You have no bed to lie on at night; no pillows, no blanket. Your mattress is the classroom floor. Your blanket is the clothes you wear. Nothing warms your body when it's cold. Your pillow is the small emergency bag you packed before you fled your home, stuffed with some clothes and important documents, such as your ID, birth certificate and passport (if you have one, it’s a luxury for Palestinians living in Gaza) as well as a few paracetamol tablets to treat headaches.
If you’re a female, you take pills to delay your period as long as possible, since you have no menstrual pads, due to a shortage caused by the Israeli blockade.
There is no water to drink, wash clothes or shower with. You scramble to find water for your family. You might be able to fill a tank or two from the mosque nearest to the school.

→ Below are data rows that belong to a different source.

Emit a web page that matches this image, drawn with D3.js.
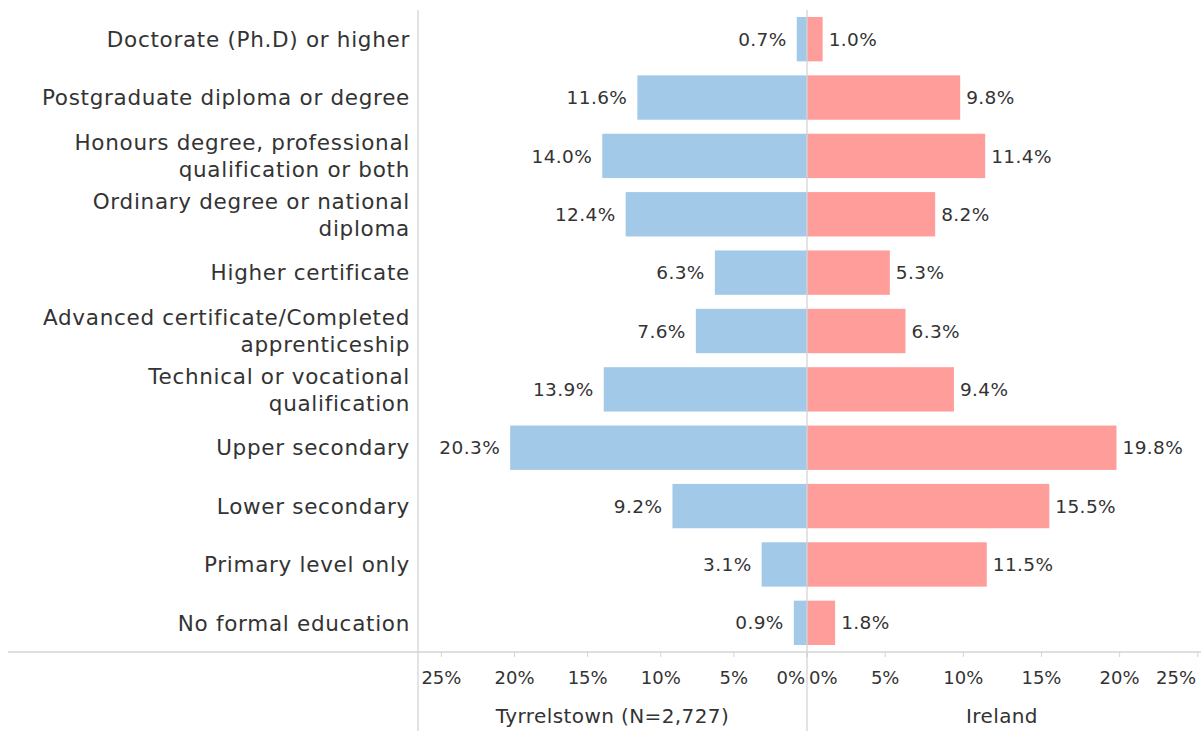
<!DOCTYPE html>
<html>
<head>
<meta charset="utf-8">
<script src="https://cdn.jsdelivr.net/npm/d3@7"></script>
<style>
  body { margin: 0; background: #fff; }
  svg text { font-family: "DejaVu Sans", sans-serif; fill: #333; }
</style>
</head>
<body>
<div id="chart"></div>
<script>
// Education level, Tyrrelstown vs Ireland
const categories = [
    ["Doctorate (Ph.D) or higher"],
    ["Postgraduate diploma or degree"],
    ["Honours degree, professional", "qualification or both"],
    ["Ordinary degree or national", "diploma"],
    ["Higher certificate"],
    ["Advanced certificate/Completed", "apprenticeship"],
    ["Technical or vocational", "qualification"],
    ["Upper secondary"],
    ["Lower secondary"],
    ["Primary level only"],
    ["No formal education"]
];
const tyrrelstown = [0.7, 11.6, 14.0, 12.4, 6.3, 7.6, 13.9, 20.3, 9.2, 3.1, 0.9];
const ireland = [1.0, 9.8, 11.4, 8.2, 5.3, 6.3, 9.4, 19.8, 15.5, 11.5, 1.8];
const tickValues = [0, 5, 10, 15, 20, 25];
const leftTitle = "Tyrrelstown (N=2,727)";
const rightTitle = "Ireland";

const width = 1201, height = 731;
const labelEdge = 418, center = 807, rightEdge = 1197;
const plotTop = 10, axisY = 652;

const svg = d3.select('#chart').append('svg')
    .attr('width', width)
    .attr('height', height);

const y = d3.scaleBand()
    .domain(d3.range(categories.length))
    .range([plotTop, axisY])
    .paddingInner(0.24)
    .paddingOuter(0.12);

const xLeft = d3.scaleLinear().domain([0, 26.6]).range([center, labelEdge]);
const xRight = d3.scaleLinear().domain([0, 24.95]).range([center, rightEdge]);

// grid lines
const lineColor = '#d4d4d4';
svg.append('line').attr('x1', labelEdge).attr('x2', labelEdge).attr('y1', plotTop).attr('y2', height)
    .attr('stroke', lineColor).attr('stroke-width', 1.3);
svg.append('line').attr('x1', 8).attr('x2', width).attr('y1', axisY).attr('y2', axisY)
    .attr('stroke', lineColor).attr('stroke-width', 1.3);

// bars
svg.selectAll('.bar-left')
    .data(tyrrelstown)
    .enter().append('rect')
    .attr('x', d => xLeft(d))
    .attr('y', (d, i) => y(i))
    .attr('width', d => center - xLeft(d))
    .attr('height', y.bandwidth())
    .attr('fill', '#a2cae8');

svg.selectAll('.bar-right')
    .data(ireland)
    .enter().append('rect')
    .attr('x', center)
    .attr('y', (d, i) => y(i))
    .attr('width', d => xRight(d) - center)
    .attr('height', y.bandwidth())
    .attr('fill', '#ff9d9b');

// center line on top of bars
svg.append('line').attr('x1', center).attr('x2', center).attr('y1', plotTop).attr('y2', height)
    .attr('stroke', lineColor).attr('stroke-width', 1.3);

// value labels
svg.selectAll('.val-left')
    .data(tyrrelstown)
    .enter().append('text')
    .attr('x', d => xLeft(d) - 10)
    .attr('y', (d, i) => y(i) + y.bandwidth() / 2)
    .attr('dy', '0.36em')
    .attr('text-anchor', 'end')
    .style('font-size', '18.5px')
    .style('letter-spacing', '0.4px')
    .text(d => d.toFixed(1) + '%');

svg.selectAll('.val-right')
    .data(ireland)
    .enter().append('text')
    .attr('x', d => xRight(d) + 6)
    .attr('y', (d, i) => y(i) + y.bandwidth() / 2)
    .attr('dy', '0.36em')
    .attr('text-anchor', 'start')
    .style('font-size', '18.5px')
    .style('letter-spacing', '0.4px')
    .text(d => d.toFixed(1) + '%');

// category labels
const cat = svg.selectAll('.cat')
    .data(categories)
    .enter().append('text')
    .attr('text-anchor', 'end')
    .style('font-size', '21.5px')
    .style('letter-spacing', '0.7px')
    .attr('transform', (d, i) => `translate(410,${y(i) + y.bandwidth() / 2})`);

cat.selectAll('tspan')
    .data(d => d.map((t, j) => ({ t, j, n: d.length })))
    .enter().append('tspan')
    .attr('x', 0)
    .attr('y', d => (d.j - (d.n - 1) / 2) * 27)
    .attr('dy', '0.36em')
    .text(d => d.t);

// axes
const tickY = axisY;
svg.selectAll('.tick-left')
    .data(tickValues)
    .enter().append('line')
    .attr('x1', d => xLeft(d)).attr('x2', d => xLeft(d))
    .attr('y1', tickY).attr('y2', tickY + 5)
    .attr('stroke', lineColor);
svg.selectAll('.tick-right')
    .data(tickValues)
    .enter().append('line')
    .attr('x1', d => xRight(d)).attr('x2', d => xRight(d))
    .attr('y1', tickY).attr('y2', tickY + 5)
    .attr('stroke', lineColor);

svg.selectAll('.tl-left')
    .data(tickValues)
    .enter().append('text')
    .attr('x', d => d === 0 ? center - 2 : xLeft(d))
    .attr('y', 684)
    .attr('text-anchor', d => d === 0 ? 'end' : 'middle')
    .style('font-size', '18px')
    .text(d => d + '%');

svg.selectAll('.tl-right')
    .data(tickValues)
    .enter().append('text')
    .attr('x', d => d === 0 ? center + 2 : (d === 25 ? 1196 : xRight(d)))
    .attr('y', 684)
    .attr('text-anchor', d => d === 0 ? 'start' : (d === 25 ? 'end' : 'middle'))
    .style('font-size', '18px')
    .text(d => d + '%');

svg.append('text')
    .attr('x', (labelEdge + center) / 2)
    .attr('y', 723)
    .attr('text-anchor', 'middle')
    .style('font-size', '20px')
    .style('letter-spacing', '0.4px')
    .text(leftTitle);

svg.append('text')
    .attr('x', (center + rightEdge) / 2)
    .attr('y', 723)
    .attr('text-anchor', 'middle')
    .style('font-size', '20px')
    .style('letter-spacing', '0.4px')
    .text(rightTitle);
</script>
</body>
</html>
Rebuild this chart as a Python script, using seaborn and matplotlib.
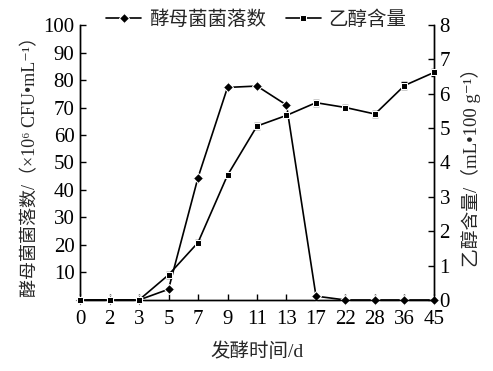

To use the bathroom, you wait in line behind hundreds of people. Because there is no water, you use wet wipes to keep yourself as clean as you can. You won’t feel comfortable in the bathroom: another hundred people are waiting outside for you to leave, knocking on the door and urging you to finish.
There is a shortage of flour in Gaza, so there’s not enough bread. You purchase the one bundle allowed per family, even if it is not enough to sustain them. You wait for hours in the bread line with hundreds of other people, sweaty, irritated, and afraid of being bombed. UNRWA personnel give you white cheese daily. It is not enough, but you are grateful for the charity.
There is no electricity anywhere in Gaza, because there is no fuel and the power was unreliable to begin with, so you can’t charge your family’s phone devices, unless you are lucky to find somebody living in the neighborhood near the school whose building is powered by solar energy.
There is no internet connectivity at all in the school, so you can’t assure anyone that you are still alive, and you can’t be assured about loved ones elsewhere in Gaza. You live in constant confusion and worry.
You struggle with anxiety, irritability, boredom, and quiet anger.
It is very much like being imprisoned. You are punished, although you did not commit any crimes. You are full of rage, unable to prove your innocence in a world that sees you as a terrorist, when all you fight for is freedom.
Being a displaced person at an UNRWA school means that you are constantly looking at the sky, praying that the place that shelters you will not be bombed; that you and your family will not be massacred. It is to constantly visualize your parents and siblings under the rubble of the school, your body torn apart, unable to help them, your soul departed.